– Троцкий на рыбалке в турецкой ссылке. Местный мальчик-газетчик, желая пошутить, выкрикивает: «Экстренное сообщение! Сталин умер!» Но Троцкий невозмутим. «Молодой человек, – говорит он, – это не может быть правдой. Если бы Сталин умер, я был бы уже в Москве». На следующий день разносчик газет предпринимает другую попытку. На этот раз он кричит: «Экстренное сообщение! Ленин жив!». Но снова Троцкий не попался. «Молодой человек, – говорит он, – если бы Ленин был жив, он был бы сейчас здесь, со мной»[130]
.В Сибири не были в восторге от высылки Троцкого. «Бюро краевого Комитета считает необходимым довести до сведения ЦК о своих сомнениях в отношении такой меры, как высылка Троцкого заграницу. Эта мера не обезвреживает троцкистскую организацию, а наоборот, дает ей в руки новые дополнительные возможности и вызовет добавочные трудности для ВКП(б) и Коминтерна», – писал секретарь Сибкрайкома ВКП(б) С. И. Сырцов 13 февраля 1929 года в Политбюро[131]
. По Сибири начали циркулировать листовки с призывами созвать чрезвычайный съезд партии – не такой, как в фантазии Врачева, а настоящий, – вернуть Троцкого и выпустить оппозиционеров из изоляторов. «Мы призываем всех членов ВКП(б) всеми силами протестовать против чудовищного акта Политбюро, – писали из поселка Анжерка. – Неужели своим молчанием вы будете покрывать это преступление?»[132] На IV Сибирской краевой партконференции в конце февраля 1929 года член ЦКК Я. Х. Петерс предупреждал делегатов: «Высылка Троцкого еще не означает, что высланные в Сибирь и в разные концы Союза троцкистские группы не будут продолжать свою работу. Я думаю, товарищи, что нам нужно будет так же решительно и энергично бороться с троцкизмом, как мы делали это до сих пор»[133].Весной 1929 года «замаскировавшиеся троцкисты» обнаружились в Барнауле, Иркутске и Томске. Лев Борисович Рошаль говорил от имени Иркутского окружкома: «Вы знаете, что они у нас в Иркутске раздавали прокламации о том, что Троцкий правильно поступил, когда стал печатать в газетах Чемберлена свои статьи против Советской власти. Троцкисты стали раздавать и распространять листовки среди рабочих о том, что социалистическое соревнование это петля на шею рабочих. Вследствие этого явления некоторые товарищи даже начали нервничать»[134]
.Высылка Троцкого за границу обсуждалась на активе райкома томской парторганизации.
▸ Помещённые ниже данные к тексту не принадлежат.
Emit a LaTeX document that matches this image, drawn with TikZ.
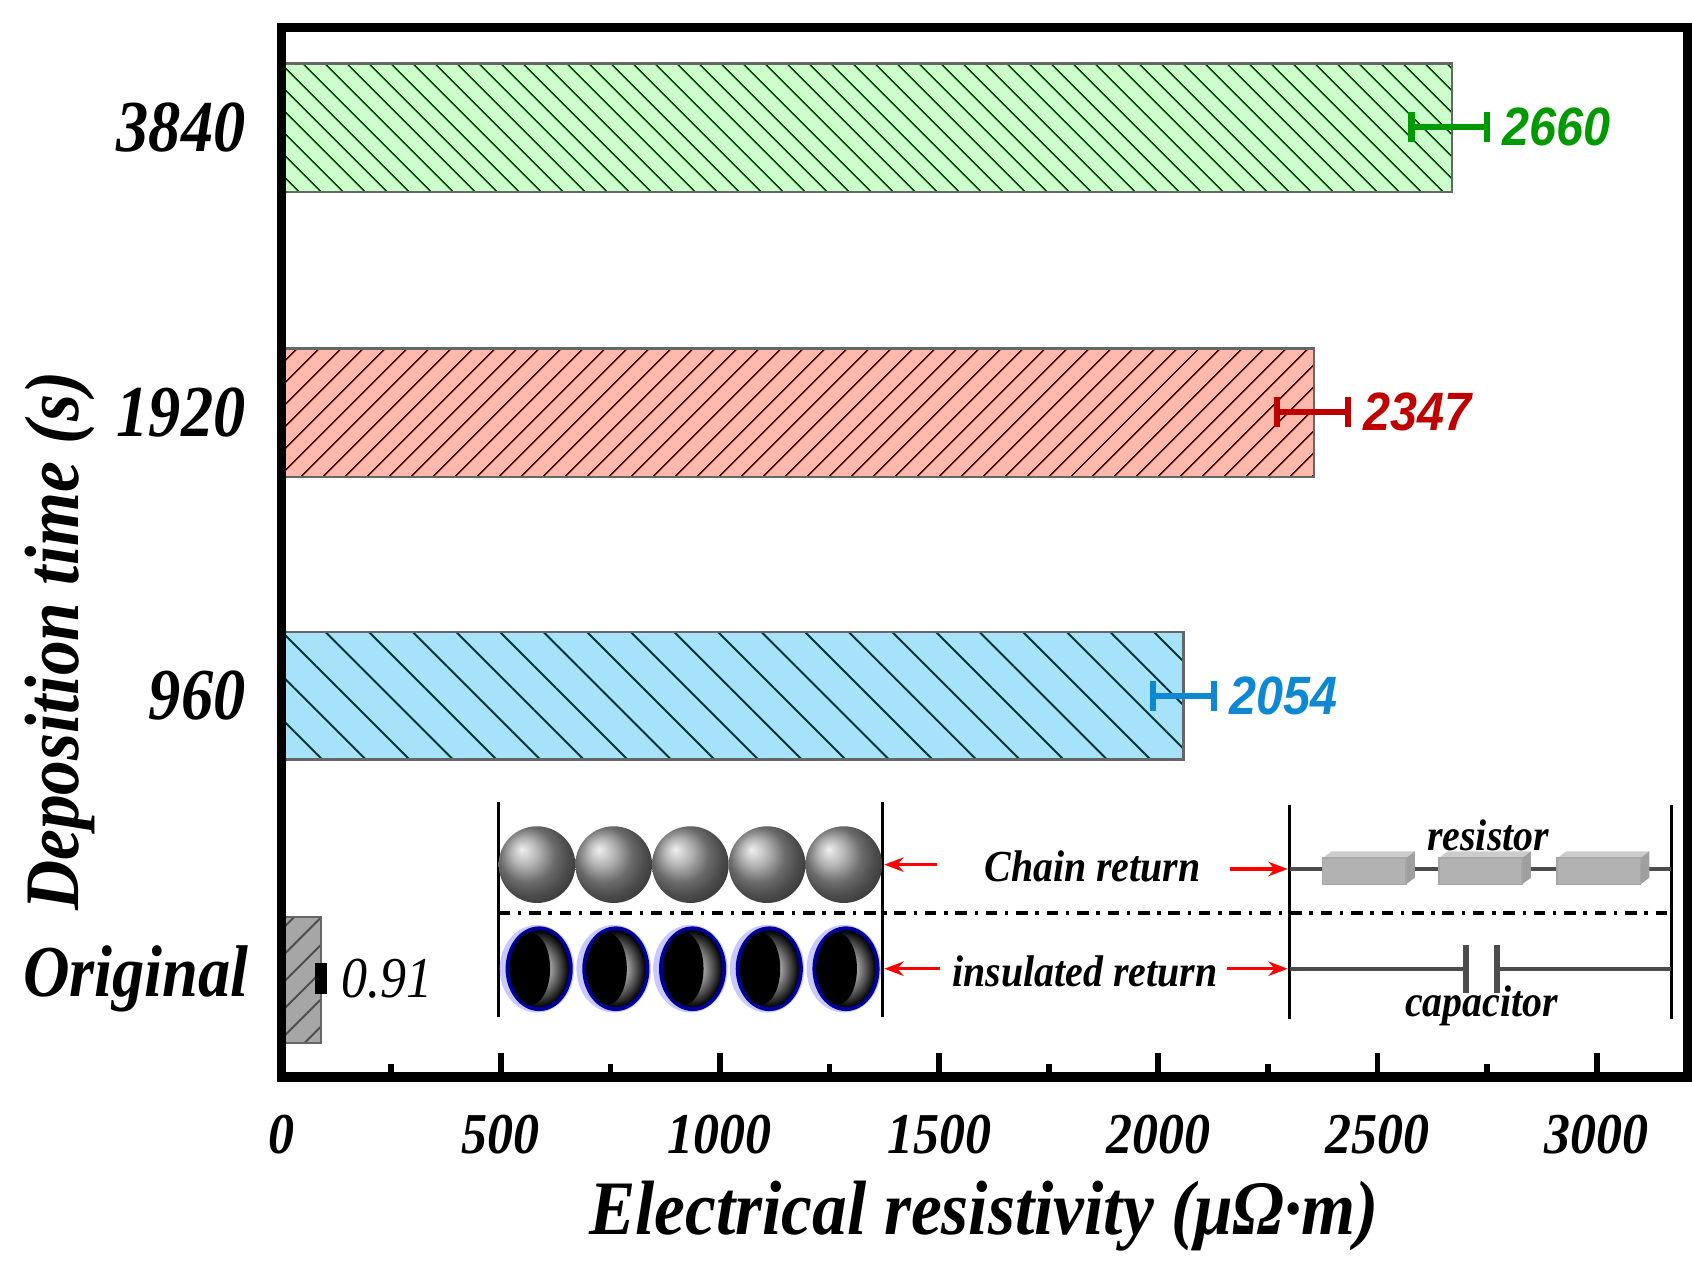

Особое внимание уделялось поведению его бывших сторонников. По поводу их выступлений говорилось, что «оппозиционеры заметают след», а Иван Семенович Харитонов вообще высылку не принял. «Не дали всем высказаться, – сетовал Федор Никитович Гриневич, – не дали устно выразить то, что было можно. Вот значит, какая была обстановка»[135]
. Симпатии к герою Гражданской войны, как опасались в бюро, ушли под ковер: оппозиционеры не «клеймят» Троцкого, но мотают себе на ус.29 марта 1929 года на повестке дня партсобрания в институтской ячейке Томского технологического института стояли «выступления Троцкого в буржуазной прессе». Доклад был поручен Луню в знак доверия, как свидетельство того, что он преодолел инакомыслие. Карл Карлович очертил траекторию падения изгнанного вождя, начиная с «прошлого личности Троцкого в революционном движении», через его «уклонистские тенденции» и кончая его «последними контрреволюционными выступлениями в буржуазной прессе». Иван Елизарович Голяков окончательно порвал с оппозицией «после гастролерства Троцкого за границей. Прибегнув к „защите“ интересов рабочего класса через буржуазную прессу <…> он сразу перешел в лагерь ренегатов пролетарской революции. Тот, кто до сего времени считает Троцкого революционером-большевиком, – заключил Голяков, – тот только может быть открытым, сознательным врагом советской власти и всего рабочего класса»[136]
. «Почему не выступал против Троцкого, когда он напечатал свои [статьи] в буржуазной печати?» – спросили Владимира Федоровича Беляева. «На собрании выносили по этому вопросу резолюции, я голосовал за них»[137]. «Ты не доказал, какой он линии держится», – звучало вновь и вновь. «Доклад по Троцкому мне не поручался, – кое-как защищался Беляев. – После съезда оппозиционеров проверили на практической работе, вот почему не выступал»[138]. Филатов упустил возможность доказать, что воссоединился с партией: «Я выступать вообще не мастер. Хорошим говорунам [не дали] слова, а мне и подавно. <…> По этому вопросу много было записано ораторов, и я не стал записываться <…>»[139].